Il 23 maggio scorso la Commissione del Senato, discutendo sulla riforma del lavoro, ha approvato all’unanimità un ordine del giorno che impegna il Governo a colmare il divario retributivo che ancora grava tra uomini e donne a parità di funzioni entro la data del 31 dicembre 2016. Si tratta di una misura di giustizia sostanziale che ormai si invoca da troppo tempo. Si consideri che da noi le donne dirigenti guadagnano il 2% in meno rispetto ai colleghi maschi, ma il divario salariale sale al 16% per quanto concerne gli impiegati e al 14% tra gli operai.

Se accolta, anche sul versante economico la parità occupazionale tra i due generi produrrebbe tra l’altro un incremento del PIL di vari punti, in relazione alla domanda di servizi di assistenza all’infanzia e agli anziani eccetera. In Italia (M. Ferrera, Il fattoreD. Perché il lavoro delle donne farà crescere l’Italia ? Milano 2009, 11) per ogni cento donne che entrano nel mercato del lavoro si creano altri 15 posti aggiuntivi. Dello stesso mese un rapporto dell’OCSE (Gender Equality in Education , Employment and Enterpreneurship: Final Report to the MCM 2012) sprona a contrastare il divario di genere per stimolare la crescita. Certo occorre organizzare i tempi di vita concernenti la famiglia e l’occupazione in termini di vera e autentica cultura della complementarità.

Di qui la necessità di organizzare gli orari lavorativi con grande flessibilità sia in entrata che in uscita, di favorire maggiormente l’istituto della banca delle ore (accantonamento di un numero di ore prestate oltre l’orario normale secondo un’entità definita per attingervi a favore di riposi compensativi), d’aprire molti più asili nido (purtroppo in Italia ai nidi pubblici sono iscritti solo meno del 10% dei bambini da zero a tre anni, tra l’altro con grandi differenze geografiche). Si aggiungano la condivisione delle responsabilità genitoriali, in termini per esempio di congedi esclusivi e retribuiti appieno riservati ai padri , indipendenti e sommati rispetto a quelli materni (al momento la riforma prevede soltanto tre giorni continuativi entro i primi 5 mesi di vita del bambino) e infine un piano territoriale degli orari.

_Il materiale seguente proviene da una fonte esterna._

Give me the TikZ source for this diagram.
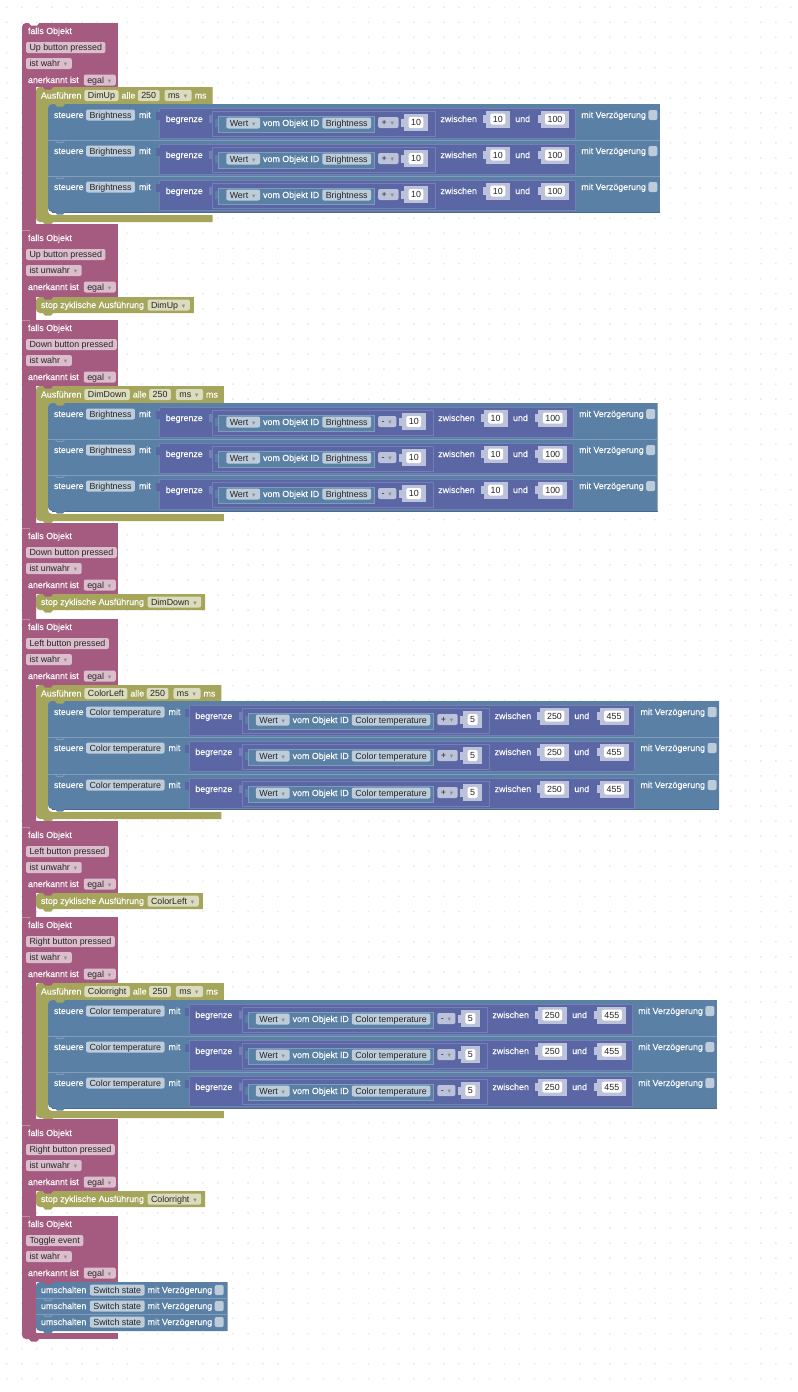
\documentclass[tikz,border=0pt]{standalone}
\usepackage{fontspec}
\setmainfont{Liberation Sans}
\newfontfamily\whitefont{Liberation Sans}[FakeBold=0.15]
\newfontfamily\markfont{DejaVu Sans}
\usetikzlibrary{positioning,calc}

\definecolor{brickpink}{HTML}{A55B80}
\definecolor{brickgreen}{HTML}{A5A55B}
\definecolor{brickblue}{HTML}{5B80A5}
\definecolor{brickpurple}{HTML}{5B67A5}
\definecolor{pinkline}{HTML}{C08CA6}
\definecolor{blueline}{HTML}{7F9DBB}
\definecolor{bluedark}{HTML}{4A6A8A}
\definecolor{purpleline}{HTML}{7480B5}
\definecolor{pinkfield}{HTML}{DBBDCC}
\definecolor{greenfield}{HTML}{DBDBBD}
\definecolor{bluefield}{HTML}{BDCCDB}
\definecolor{purplefield}{HTML}{BDC2DB}

\newdimen\pxu \pxu=0.75pt
\newcommand{\blockfont}{\whitefont\fontsize{6.65}{8}\selectfont}
\newcommand{\pillfont}{\fontsize{6.65}{8}\selectfont}
\newcommand{\dropmark}{\hbox to 6.2pt{\hfil{\markfont\fontsize{5}{5}\selectfont\color{black!45}▾}\hspace{0.8pt}}}

\pgfdeclarelayer{bricks}
\pgfsetlayers{bricks,main}

\tikzset{
    blocktxt/.style={inner sep=0pt, outer sep=0pt, text=white, font=\blockfont, text height=7.6\pxu, text depth=1.6\pxu},
    fieldpill/.style={blocktxt, text=black!85, font=\pillfont, inner xsep=3.5\pxu, minimum height=11\pxu, rounded corners=2\pxu},
    pinkpill/.style={fieldpill, fill=pinkfield},
    greenpill/.style={fieldpill, fill=greenfield},
    bluepill/.style={fieldpill, fill=bluefield},
    purplepill/.style={fieldpill, fill=purplefield},
    numpill/.style={fieldpill, fill=white, inner xsep=2.5\pxu},
    tickbox/.style={fill=bluefield, rounded corners=2\pxu, minimum width=9\pxu, minimum height=10\pxu, inner sep=0pt, outer sep=0pt}
}

% notch on a top edge, tab on a bottom edge
\newcommand{\nub}[3]{\fill[#3] (#1+7,#2) -- (#1+9,#2+2.5) -- (#1+15,#2+2.5) -- (#1+17,#2) -- cycle;}
\newcommand{\nubline}[3]{\draw[#3,line width=0.8\pxu] (#1+7,#2) -- (#1+9,#2+2.5) -- (#1+15,#2+2.5) -- (#1+17,#2);}

% head of a falls block; #5 is where the inner block starts
\newcommand{\fallsblock}[5]{
    \node[blocktxt,anchor=west] (#1head) at (28,#2+8) {falls Objekt};
    \node[pinkpill,anchor=west] (#1name) at (26,#2+24.5) {#3};
    \node[pinkpill,anchor=west] (#1state) at (26,#2+40.5) {#4\dropmark};
    \node[blocktxt,anchor=west] (#1ack) at (28,#2+57) {anerkannt ist};
    \node[pinkpill,right=5\pxu of #1ack] (#1egal) {egal\dropmark};
    \begin{pgfonlayer}{bricks}
        \fill[brickpink] (30,#2) rectangle (118,#5);
    \end{pgfonlayer}
}
\newcommand{\pinkfoot}[2]{
    \begin{pgfonlayer}{bricks}
        \fill[brickpink] (30,#1) rectangle (118,#2);
        \draw[pinkline,line width=0.6\pxu] (22,#2) -- (118,#2);
        \nubline{22}{#2}{pinkline}
    \end{pgfonlayer}
}

% Ausfuehren block: id, top, bottom, name
\newcommand{\cycleblock}[4]{
    \node[blocktxt,anchor=west] (#1run) at (41,#2+8.5) {Ausführen};
    \node[greenpill,right=3\pxu of #1run] (#1name) {#4};
    \node[blocktxt,right=3\pxu of #1name] (#1all) {alle};
    \node[greenpill,right=2.5\pxu of #1all] (#1time) {250};
    \node[greenpill,right=5\pxu of #1time] (#1unit) {ms\dropmark};
    \node[blocktxt,right=3\pxu of #1unit] (#1ms) {ms};
    \coordinate (#1end) at ($(#1ms.east)+(6,0)$);
    \begin{pgfonlayer}{bricks}
        \fill[brickgreen] (#1end |- 0,#2) -- (60,#2) [rounded corners=4\pxu] -- (36,#2) -- (36,#3) -- (60,#3) [sharp corners] -- (#1end |- 0,#3) -- (#1end |- 0,#3-7) -- (60,#3-7) [rounded corners=4\pxu] -- (48,#3-7) -- (48,#2+17) -- (60,#2+17) [sharp corners] -- (#1end |- 0,#2+17) -- cycle;
        \nub{36}{#2}{brickpink}
        \nub{36}{#3}{brickgreen}
    \end{pgfonlayer}
}

% the three steuere rows: id, row tops, bottom, variable, operator, number, low, high
\newcommand{\steuerrows}[8]{
    \foreach \rtop in {#2}{
        \node[blocktxt,anchor=west] (#1s\rtop) at (54,\rtop+11) {steuere};
        \node[bluepill,right=2.5\pxu of #1s\rtop] (#1v\rtop) {#4};
        \node[blocktxt,right=4\pxu of #1v\rtop] (#1m\rtop) {mit};
        \node[blocktxt,right=15\pxu of #1m\rtop,yshift=-4\pxu] (#1b\rtop) {begrenze};
        \node[bluepill,right=23.5\pxu of #1b\rtop,yshift=-4\pxu] (#1w\rtop) {Wert\dropmark};
        \node[blocktxt,right=3\pxu of #1w\rtop] (#1o\rtop) {vom Objekt ID};
        \node[bluepill,right=3\pxu of #1o\rtop] (#1i\rtop) {#4};
        \node[purplepill,right=7\pxu of #1i\rtop,yshift=0.5\pxu] (#1p\rtop) {#5\dropmark};
        \node[numpill,right=10\pxu of #1p\rtop] (#1n\rtop) {#6};
        \node[blocktxt,right=17\pxu of #1n\rtop,yshift=3.5\pxu] (#1z\rtop) {zwischen};
        \node[numpill,right=13.5\pxu of #1z\rtop] (#1lo\rtop) {#7};
        \node[blocktxt,right=10\pxu of #1lo\rtop] (#1u\rtop) {und};
        \node[numpill,right=15\pxu of #1u\rtop] (#1hi\rtop) {#8};
        \node[blocktxt,right=16.5\pxu of #1hi\rtop,yshift=4\pxu] (#1d\rtop) {mit Verzögerung};
        \node[tickbox,right=2.5\pxu of #1d\rtop] (#1c\rtop) {};
        \coordinate (#1right) at ($(#1c\rtop.east)+(2.5,0)$);
    }
    \begin{pgfonlayer}{bricks}
        \foreach \rtop [count=\rno] in {#2}{
            \ifnum\rno=1
                \fill[brickblue] (#1right |- 0,\rtop) -- (60,\rtop) [rounded corners=4\pxu] -- (48,\rtop) -- (48,#3) -- (60,#3) [sharp corners] -- (#1right |- 0,#3) -- cycle;
                \nub{48}{\rtop}{brickgreen}
            \else
                \draw[blueline,line width=0.8\pxu] (48,\rtop) -- (#1right |- 0,\rtop);
                \nubline{48}{\rtop}{blueline}
            \fi
            \fill[brickpurple,draw=purpleline,line width=0.6\pxu] ($(#1m\rtop.east)+(9,-7)$) rectangle ($(#1hi\rtop.east)+(10.5,19)$);
            \fill[brickpurple] ($(#1m\rtop.east)+(5,-3)$) rectangle ($(#1m\rtop.east)+(9,5)$);
            \fill[brickpurple,draw=purpleline,line width=0.6\pxu] ($(#1b\rtop.east)+(10,-8)$) rectangle ($(#1n\rtop.east)+(12,13.5)$);
            \fill[purpleline] ($(#1b\rtop.east)+(6.5,-4)$) rectangle ($(#1b\rtop.east)+(10,4)$);
            \fill[brickblue,draw=blueline,line width=0.4\pxu] ($(#1w\rtop.west)+(-8,-7)$) rectangle ($(#1i\rtop.east)+(3,9)$);
            \fill[brickblue] ($(#1w\rtop.west)+(-11,-4)$) rectangle ($(#1w\rtop.west)+(-8,4)$);
            \foreach \num in {n,lo,hi}{
                \fill[purplefield] ($(#1\num\rtop.west)+(-4.5,-8.5)$) rectangle ($(#1\num\rtop.east)+(4.5,8.5)$);
                \fill[purplefield] ($(#1\num\rtop.west)+(-7.5,-4)$) rectangle ($(#1\num\rtop.west)+(-4,4)$);
            }
        }
        \draw[bluedark,line width=0.8\pxu] (52,#3) -- (#1right |- 0,#3);
        \nub{48}{#3}{brickblue}
    \end{pgfonlayer}
}

\newcommand{\stopblock}[3]{
    \node[blocktxt,anchor=west] (#1stop) at (41,#2+8) {stop zyklische Ausführung};
    \node[greenpill,right=3.5\pxu of #1stop] (#1name) {#3\dropmark};
    \coordinate (#1end) at ($(#1name.east)+(4,0)$);
    \begin{pgfonlayer}{bricks}
        \fill[brickgreen] (#1end |- 0,#2) -- (60,#2) [rounded corners=4\pxu] -- (36,#2) -- (36,#2+16) -- (60,#2+16) [sharp corners] -- (#1end |- 0,#2+16) -- cycle;
        \nub{36}{#2}{brickpink}
        \nub{36}{#2+16}{brickgreen}
    \end{pgfonlayer}
}

\newcommand{\togglerow}[2]{
    \node[blocktxt,anchor=west] (#1t) at (41,#2+8) {umschalten};
    \node[bluepill,right=3.5\pxu of #1t] (#1v) {Switch state};
    \node[blocktxt,right=3\pxu of #1v] (#1d) {mit Verzögerung};
    \node[tickbox,right=2.5\pxu of #1d] (#1c) {};
}

\begin{document}
\begin{tikzpicture}[x=0.75pt,y=-0.75pt]
    \useasboundingbox (0,0) rectangle (797,1392);

    \begin{pgfonlayer}{bricks}
        \fill[white] (0,0) rectangle (797,1392);
        \fill[black!9] \foreach \dotx in {6,21.08,...,797}{\foreach \doty in {6.6,21.67,...,1392}{(\dotx,\doty) rectangle ++(1.5,1.5)}};
        \fill[brickpink,rounded corners=4\pxu] (22,23) rectangle (36,1339);
    \end{pgfonlayer}

    \fallsblock{upa}{23}{Up button pressed}{ist wahr}{87}
    \cycleblock{upc}{87}{222}{DimUp}
    \steuerrows{upr}{104,140,176}{212}{Brightness}{+}{10}{10}{100}
    \pinkfoot{224}{230}

    \fallsblock{upb}{230}{Up button pressed}{ist unwahr}{297}
    \stopblock{ups}{297}{DimUp}
    \pinkfoot{320}{320}

    \fallsblock{dna}{320}{Down button pressed}{ist wahr}{386}
    \cycleblock{dnc}{386}{521}{DimDown}
    \steuerrows{dnr}{403,439,475}{511}{Brightness}{-}{10}{10}{100}
    \pinkfoot{523}{528}

    \fallsblock{dnb}{528}{Down button pressed}{ist unwahr}{594}
    \stopblock{dns}{594}{DimDown}
    \pinkfoot{619}{619}

    \fallsblock{lfa}{619}{Left button pressed}{ist wahr}{685}
    \cycleblock{lfc}{685}{819}{ColorLeft}
    \steuerrows{lfr}{701,737,774}{809}{Color temperature}{+}{5}{250}{455}
    \pinkfoot{821}{827}

    \fallsblock{lfb}{827}{Left button pressed}{ist unwahr}{893}
    \stopblock{lfs}{893}{ColorLeft}
    \pinkfoot{917}{917}

    \fallsblock{rta}{917}{Right button pressed}{ist wahr}{983}
    \cycleblock{rtc}{983}{1118}{Colorright}
    \steuerrows{rtr}{1000,1036,1072}{1108}{Color temperature}{-}{5}{250}{455}
    \pinkfoot{1119}{1125}

    \fallsblock{rtb}{1125}{Right button pressed}{ist unwahr}{1191}
    \stopblock{rts}{1191}{Colorright}
    \pinkfoot{1216}{1216}

    \fallsblock{tga}{1216}{Toggle event}{ist wahr}{1282}
    \togglerow{tg1}{1282}
    \togglerow{tg2}{1298}
    \togglerow{tg3}{1314}
    \coordinate (tgend) at ($(tg3c.east)+(4,0)$);
    \begin{pgfonlayer}{bricks}
        \fill[brickpink] (30,1333) rectangle (118,1339);
        \nub{22}{1339}{brickpink}
        \nub{22}{23}{white}
        \fill[brickblue] (tgend |- 0,1282) -- (60,1282) [rounded corners=4\pxu] -- (36,1282) -- (36,1331) -- (60,1331) [sharp corners] -- (tgend |- 0,1331) -- cycle;
        \nub{36}{1282}{brickpink}
        \draw[blueline,line width=0.8\pxu] (36,1298) -- (tgend |- 0,1298);
        \draw[blueline,line width=0.8\pxu] (36,1314) -- (tgend |- 0,1314);
        \nubline{36}{1298}{blueline}
        \nubline{36}{1314}{blueline}
        \nub{36}{1331}{brickblue}
    \end{pgfonlayer}
\end{tikzpicture}
\end{document}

L’Italia al momento quanto al differenziale di genere si colloca al 74% posto su 135 paesi (punteggio pari a 0,68). Se in relazione agli indicatori dell’istruzione e della salute raggiungiamo l’obiettivo , non è così per la partecipazione e le opportunità in campo economico (qui si scende allo 0,59) e per la rappresentanza politica (responsabilità ricoperte). Qui ci si abbassa addirittura allo 0,15. Per l’aspetto economico si contemplano occupazione , differenze salariali, lavori ad alta specializzazione. Nel 2011 il tasso di occupazione femminile sulle donne in età attiva tra i 15 e i 64 anni è stato del 46,5% rispetto al 67,5% degli uomini, il dato peggiore in Europa. Se ci riferiamo alle diverse aree geografiche ci si colloca al 56,6% al Nord, al 51,7% al centro, mentre si scende notevolmente al Sud (30,8%). Quanto alle aree disciplinari post laurea il differenziale retributivo è pari al 6% in ambito umanistico e ingegneristico, superiore al 9% per i laureati in area scientifica. Solo che ad ottimi risultati universitari non sempre corrispondono prospettive lavorative adeguate.

Nel 2011 il numero medio dei figli per donna è stato di 1,42 (di 2 per la Francia). La soglia di rimpiazzo è invece di 2,1. A smentire uno dei soliti pregiudizi a un alto tasso di occupazione femminile corrisponde un tasso di fecondità altrettanto alto, se però i sistemi di welfare risultano adeguati (in Italia vedi il caso di Emilia-Romagna). Va comunque precisato che il lavoro fuori casa della madre è solo uno dei molteplici aspetti che condizionano il benessere dei bambini.